Hoy entiendo que una madre es un ángel. A veces de carne y hueso, a veces ausente físicamente, pero siempre presente en los recuerdos, en los valores, en el ejemplo. Porque ser madre no se acaba cuando los hijos crecen. Ser madre es para siempre.

Por eso, aunque hoy tenía otros temas en mente, creí justo y necesario dedicar este espacio a ella. Porque hablar de política, religión o economía puede esperar. Pero decirle gracias a una madre no debe postergarse jamás.

Gracias a ti, mamá. Gracias por las veces que me esperaste sin importar la hora. Por las veces que no tuviste, pero diste. Por las veces que callaste tu dolor para consolar el mío. Gracias por cada regaño que me enseñó a ser mejor. Por cada sonrisa que me dio la fuerza. Gracias por haber sido mi primer hogar y por seguir siendo mi refugio.

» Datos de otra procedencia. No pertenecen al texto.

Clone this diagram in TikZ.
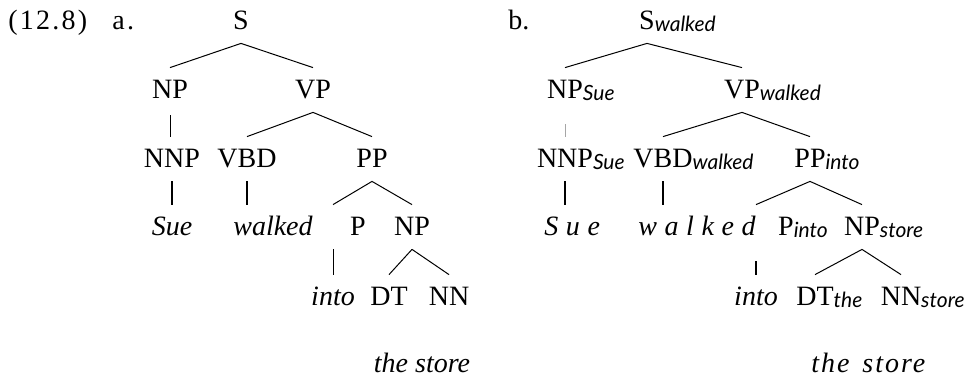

Y gracias también a todas esas madres que han tomado el papel que la vida les puso enfrente sin dudar, sin quejarse. A las madres solteras, a las abuelas que son madres otra vez, a las tías, a las madrinas, a todas esas mujeres que cuidan, que protegen, que aman como solo una madre sabe hacerlo.

También quiero dedicar unas palabras a mi esposa, quién también es madre, y eso ya es un mundo entero. La he visto cuidar, proteger, preocuparse, desvelarse, dar consejos, abrazar con ternura, y estar presente en la vida de otros con ese instinto y ese amor que solo una madre puede ofrecer. Es madre porque ha amado con la fuerza y la entrega que solo una mujer con corazón de madre es capaz de dar. Su forma de mirar por los demás, su capacidad de dar sin esperar, de enseñar con el ejemplo y de estar ahí sin condiciones, me confirma que la maternidad no solo la define un parto, sino el amor y el compromiso que se tiene por la vida de los demás. Para mí, ella es una gran madre, aunque la vida no nos haya llevado por el camino de tener hijos juntos. Y por eso también hoy la celebro.

Hoy no hablo de política, ni de conflictos internacionales. Hoy hablo desde el corazón. Porque una madre es, sin duda, lo más cercano que tenemos a Dios en la Tierra.

Y eso, en México, lo sabemos… a toda madre.